**Stored data**
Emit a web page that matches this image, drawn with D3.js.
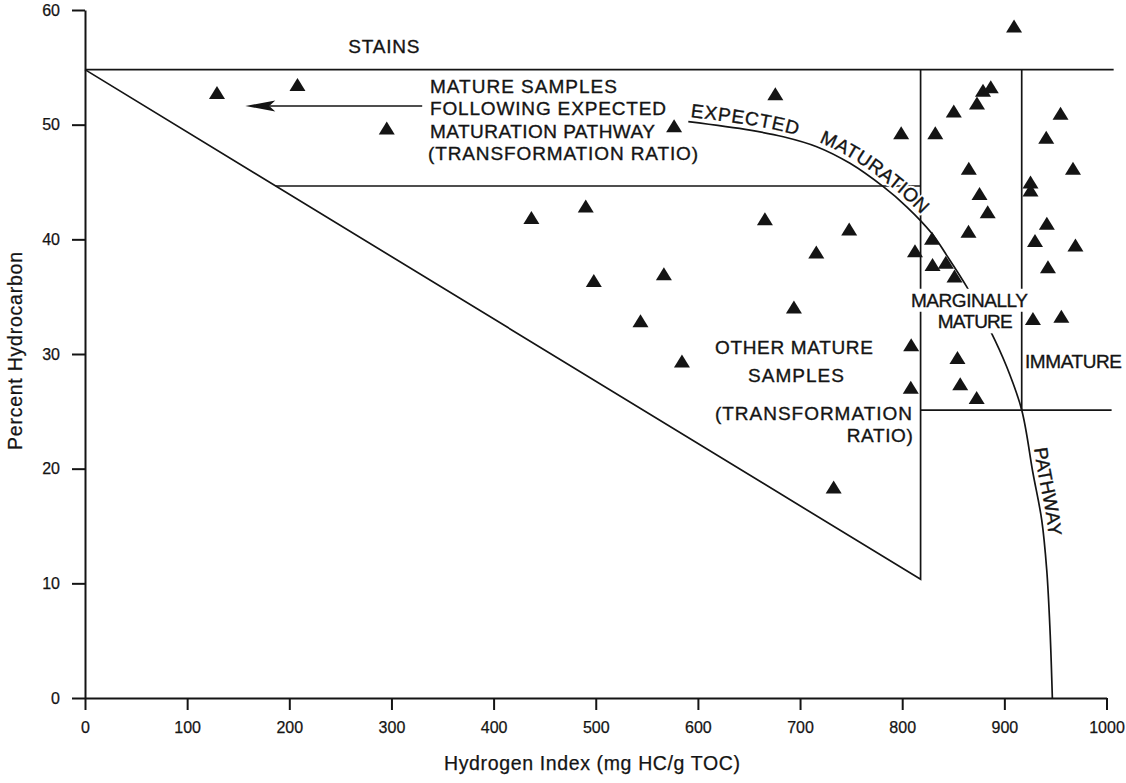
<!DOCTYPE html>
<html>
<head>
<meta charset="utf-8">
<script src="https://cdn.jsdelivr.net/npm/d3@7"></script>
<style>
  html, body { margin: 0; padding: 0; background: #fff; }
  svg { display: block; font-family: "Liberation Sans", Arial, Helvetica, sans-serif; }
</style>
</head>
<body>
<svg id="chart" width="1126" height="783"></svg>
<script>
// Samples: hydrogen index (mg HC/g TOC) and percent hydrocarbon
const sampleHI = [129.2, 208.0, 295.4, 576.7, 675.8, 437.0, 490.2, 665.6, 748.1, 715.9,
                  498.1, 566.7, 694.0, 543.8, 584.4, 732.9, 909.5, 879.1, 886.7, 873.2,
                  850.5, 799.0, 832.4, 955.0, 941.0, 967.2, 865.2, 925.6, 925.6, 875.7,
                  883.7, 864.9, 941.6, 930.0, 969.6, 829.2, 812.5, 829.7, 842.7, 851.2,
                  942.7, 928.0, 955.8, 808.8, 854.1, 808.4, 856.8, 872.9];
const samplePHC = [52.8, 53.5, 49.7, 49.9, 52.7, 41.9, 42.9, 41.8, 40.9, 38.9,
                   36.4, 37.0, 34.1, 32.9, 29.4, 18.4, 58.6, 53.0, 53.3, 51.9,
                   51.2, 49.3, 49.3, 51.0, 48.9, 46.2, 46.2, 45.0, 44.3, 44.0,
                   42.4, 40.7, 41.4, 39.9, 39.5, 40.1, 39.0, 37.8, 38.0, 36.8,
                   37.6, 33.1, 33.3, 30.8, 29.7, 27.1, 27.4, 26.2];

// Expected maturation pathway
const pathwayHI  = [590.6, 651.0, 683.6, 716.3, 748.9, 781.5, 804.4, 828.9, 843.6, 863.1,
                    886.0, 902.3, 917.0, 928.0, 936.6, 941.5, 944.7, 947.0];
const pathwayPHC = [50.26, 49.52, 48.95, 48.08, 46.63, 44.59, 42.84, 40.53, 38.6, 35.87,
                    32.09, 28.89, 25.12, 19.62, 15.52, 11.16, 5.93, 0];

// Field boundaries
const stainsPHC = 54.8;          // upper limit of mature / marginal / immature fields
const stainsEndHI = 1007;
const wedgeApexHI = 818;         // transformation-ratio wedge
const wedgeApexPHC = 10.35;
const pathwayBandPHC = 44.65;    // lower edge of the expected-pathway band
const immatureHI = 917;
const immaturePHC = 25.1;
const immatureEndHI = 1005;

// Arrow pointing to the mature samples on the expected pathway
const arrowFromHI = 330.1, arrowToHI = 156.9, arrowPHC = 51.63;

// Axis ticks
const xTicks = [0, 100, 200, 300, 400, 500, 600, 700, 800, 900, 1000];
const yTicks = [0, 10, 20, 30, 40, 50, 60];

const svg = d3.select("#chart");
const ink = "#141414";
const inkWeight = 0.35;   // slight stroke gives the lettering its printed weight
const labelSize = "19px";

const x = d3.scaleLinear().domain([0, 1000]).range([85, 1106.5]);
const y = d3.scaleLinear().domain([0, 60]).range([698, 10]);

// Axes
const yAxis = svg.append("g")
  .attr("transform", `translate(${x(0)},0)`)
  .call(d3.axisLeft(y).tickValues(yTicks).tickFormat(d3.format("d"))
    .tickSize(13).tickSizeOuter(0).tickPadding(12));
const xAxis = svg.append("g")
  .attr("transform", `translate(0,${y(0)})`)
  .call(d3.axisBottom(x).tickValues(xTicks).tickFormat(d3.format("d"))
    .tickSize(12).tickSizeOuter(0).tickPadding(11.5));
[xAxis, yAxis].forEach(g => {
  g.selectAll("path.domain").attr("stroke", ink).attr("stroke-width", 2);
  g.selectAll(".tick line").attr("stroke", ink).attr("stroke-width", 2);
  g.selectAll(".tick text").attr("fill", ink)
    .attr("stroke", ink).attr("stroke-width", 0.25)
    .style("font-size", "16px")
    .style("font-family", '"Liberation Sans", Arial, sans-serif');
});

// Axis titles
svg.append("text")
  .attr("x", 592).attr("y", 770)
  .attr("text-anchor", "middle")
  .attr("textLength", 296).attr("lengthAdjust", "spacing")
  .style("font-size", "19.5px").attr("fill", ink)
  .attr("stroke", ink).attr("stroke-width", 0.25)
  .text("Hydrogen Index (mg HC/g TOC)");
svg.append("text")
  .attr("transform", "translate(22,351) rotate(-90)")
  .attr("text-anchor", "middle")
  .attr("textLength", 198).attr("lengthAdjust", "spacing")
  .style("font-size", "19.5px").attr("fill", ink)
  .attr("stroke", ink).attr("stroke-width", 0.25)
  .text("Percent Hydrocarbon");

// Field boundary lines
const bandStartHI = (stainsPHC - pathwayBandPHC) / (stainsPHC - wedgeApexPHC) * wedgeApexHI;
const boundaries = [
  [[0, stainsPHC], [stainsEndHI, stainsPHC]],
  [[0, stainsPHC], [wedgeApexHI, wedgeApexPHC], [wedgeApexHI, stainsPHC]],
  [[bandStartHI, pathwayBandPHC], [wedgeApexHI, pathwayBandPHC]],
  [[immatureHI, stainsPHC], [immatureHI, immaturePHC]],
  [[wedgeApexHI, immaturePHC], [immatureEndHI, immaturePHC]]
];
const segLine = d3.line().x(d => x(d[0])).y(d => y(d[1]));
svg.append("g").selectAll("path").data(boundaries).join("path")
  .attr("d", segLine)
  .attr("fill", "none").attr("stroke", ink).attr("stroke-width", 1.7);

// Expected maturation pathway curve
const pathway = pathwayHI.map((h, i) => [h, pathwayPHC[i]]);
const pathNode = svg.append("path")
  .attr("id", "pathway")
  .attr("d", d3.line().x(d => x(d[0])).y(d => y(d[1])).curve(d3.curveCatmullRom.alpha(0.5))(pathway))
  .attr("fill", "none").attr("stroke", ink).attr("stroke-width", 1.7)
  .node();

// Arrow
svg.append("line")
  .attr("x1", x(arrowFromHI)).attr("y1", y(arrowPHC))
  .attr("x2", x(arrowToHI) + 24).attr("y2", y(arrowPHC))
  .attr("stroke", ink).attr("stroke-width", 1.7);
{
  const tx = x(arrowToHI), ty = y(arrowPHC);
  svg.append("path")
    .attr("d", `M${tx},${ty} L${tx + 30},${ty - 5.5} L${tx + 24},${ty} L${tx + 30},${ty + 5.5} Z`)
    .attr("fill", ink);
}

// Curved labels along the pathway
function lengthWhere(test) {
  let lo = 0, hi = pathNode.getTotalLength();
  for (let i = 0; i < 40; i++) {
    const mid = (lo + hi) / 2;
    if (test(pathNode.getPointAtLength(mid))) hi = mid; else lo = mid;
  }
  return hi;
}
const curvedLabels = [
  { text: "EXPECTED",   at: lengthWhere(p => p.x >= x(592)),   spacing: 0.8 },
  { text: "MATURATION", at: lengthWhere(p => p.x >= x(716.5)), spacing: 0.2 },
  { text: "PATHWAY",    at: lengthWhere(p => p.y >= y(21.7)),  spacing: 0 }
];
curvedLabels.forEach(l => {
  // white knock-out behind the lettering, then the lettering itself
  [["#fff", 4, "#fff"], [ink, inkWeight, ink]].forEach(([stroke, sw, fill]) => {
    svg.append("text")
      .style("font-size", labelSize)
      .attr("fill", fill)
      .attr("stroke", stroke).attr("stroke-width", sw)
      .attr("stroke-linejoin", "round")
      .style("letter-spacing", l.spacing + "px")
      .attr("dy", -5)
      .append("textPath")
      .attr("href", "#pathway")
      .attr("startOffset", l.at)
      .text(l.text);
  });
});

// Field labels (anchored in data units)
const fieldLabels = [
  { text: "STAINS", hi: 257.8, phc: 56.22, w: 71 },
  { text: "MATURE SAMPLES", hi: 337.7, phc: 52.74, w: 187 },
  { text: "FOLLOWING EXPECTED", hi: 337.7, phc: 50.84, w: 236 },
  { text: "MATURATION PATHWAY", hi: 337.7, phc: 48.81, w: 225 },
  { text: "(TRANSFORMATION RATIO)", hi: 335.8, phc: 46.88, w: 270 },
  { text: "OTHER MATURE", hi: 616.7, phc: 29.96, w: 158 },
  { text: "SAMPLES", hi: 649.0, phc: 27.58, w: 96 },
  { text: "(TRANSFORMATION", hi: 616.7, phc: 24.24, w: 197 },
  { text: "RATIO)", hi: 745.7, phc: 22.35, w: 66 },
  { text: "MARGINALLY", hi: 808.6, phc: 34.12, w: 117, box: true },
  { text: "MATURE", hi: 834.8, phc: 32.24, w: 75, box: true },
  { text: "IMMATURE", hi: 920.2, phc: 28.75, w: 97 }
];
const labelLayer = svg.append("g");
fieldLabels.forEach(l => {
  const t = labelLayer.append("text")
    .attr("x", x(l.hi)).attr("y", y(l.phc))
    .attr("textLength", l.w).attr("lengthAdjust", "spacing")
    .style("font-size", labelSize).attr("fill", ink)
    .attr("stroke", ink).attr("stroke-width", inkWeight)
    .text(l.text);
  if (l.box) {
    const b = t.node().getBBox();
    labelLayer.insert("rect", () => t.node())
      .attr("x", b.x - 3).attr("y", b.y - 1)
      .attr("width", b.width + 6).attr("height", b.height + 2)
      .attr("fill", "#fff");
  }
});

// Sample markers
const samples = sampleHI.map((h, i) => [h, samplePHC[i]]);
svg.append("g").selectAll("path").data(samples).join("path")
  .attr("transform", d => `translate(${x(d[0])},${y(d[1])})`)
  .attr("d", "M0,-6.5L8,6.5L-8,6.5Z")
  .attr("fill", ink);
</script>
</body>
</html>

**Exercise instructions**
Repeat only what lies between the start of the data and the end of the line containing "const immatureEndHI = 1005;", exactly, with pictures left out.

**Reply**
Emit a web page that matches this image, drawn with D3.js.
<!DOCTYPE html>
<html>
<head>
<meta charset="utf-8">
<script src="https://cdn.jsdelivr.net/npm/d3@7"></script>
<style>
  html, body { margin: 0; padding: 0; background: #fff; }
  svg { display: block; font-family: "Liberation Sans", Arial, Helvetica, sans-serif; }
</style>
</head>
<body>
<svg id="chart" width="1126" height="783"></svg>
<script>
// Samples: hydrogen index (mg HC/g TOC) and percent hydrocarbon
const sampleHI = [129.2, 208.0, 295.4, 576.7, 675.8, 437.0, 490.2, 665.6, 748.1, 715.9,
                  498.1, 566.7, 694.0, 543.8, 584.4, 732.9, 909.5, 879.1, 886.7, 873.2,
                  850.5, 799.0, 832.4, 955.0, 941.0, 967.2, 865.2, 925.6, 925.6, 875.7,
                  883.7, 864.9, 941.6, 930.0, 969.6, 829.2, 812.5, 829.7, 842.7, 851.2,
                  942.7, 928.0, 955.8, 808.8, 854.1, 808.4, 856.8, 872.9];
const samplePHC = [52.8, 53.5, 49.7, 49.9, 52.7, 41.9, 42.9, 41.8, 40.9, 38.9,
                   36.4, 37.0, 34.1, 32.9, 29.4, 18.4, 58.6, 53.0, 53.3, 51.9,
                   51.2, 49.3, 49.3, 51.0, 48.9, 46.2, 46.2, 45.0, 44.3, 44.0,
                   42.4, 40.7, 41.4, 39.9, 39.5, 40.1, 39.0, 37.8, 38.0, 36.8,
                   37.6, 33.1, 33.3, 30.8, 29.7, 27.1, 27.4, 26.2];

// Expected maturation pathway
const pathwayHI  = [590.6, 651.0, 683.6, 716.3, 748.9, 781.5, 804.4, 828.9, 843.6, 863.1,
                    886.0, 902.3, 917.0, 928.0, 936.6, 941.5, 944.7, 947.0];
const pathwayPHC = [50.26, 49.52, 48.95, 48.08, 46.63, 44.59, 42.84, 40.53, 38.6, 35.87,
                    32.09, 28.89, 25.12, 19.62, 15.52, 11.16, 5.93, 0];

// Field boundaries
const stainsPHC = 54.8;          // upper limit of mature / marginal / immature fields
const stainsEndHI = 1007;
const wedgeApexHI = 818;         // transformation-ratio wedge
const wedgeApexPHC = 10.35;
const pathwayBandPHC = 44.65;    // lower edge of the expected-pathway band
const immatureHI = 917;
const immaturePHC = 25.1;
const immatureEndHI = 1005;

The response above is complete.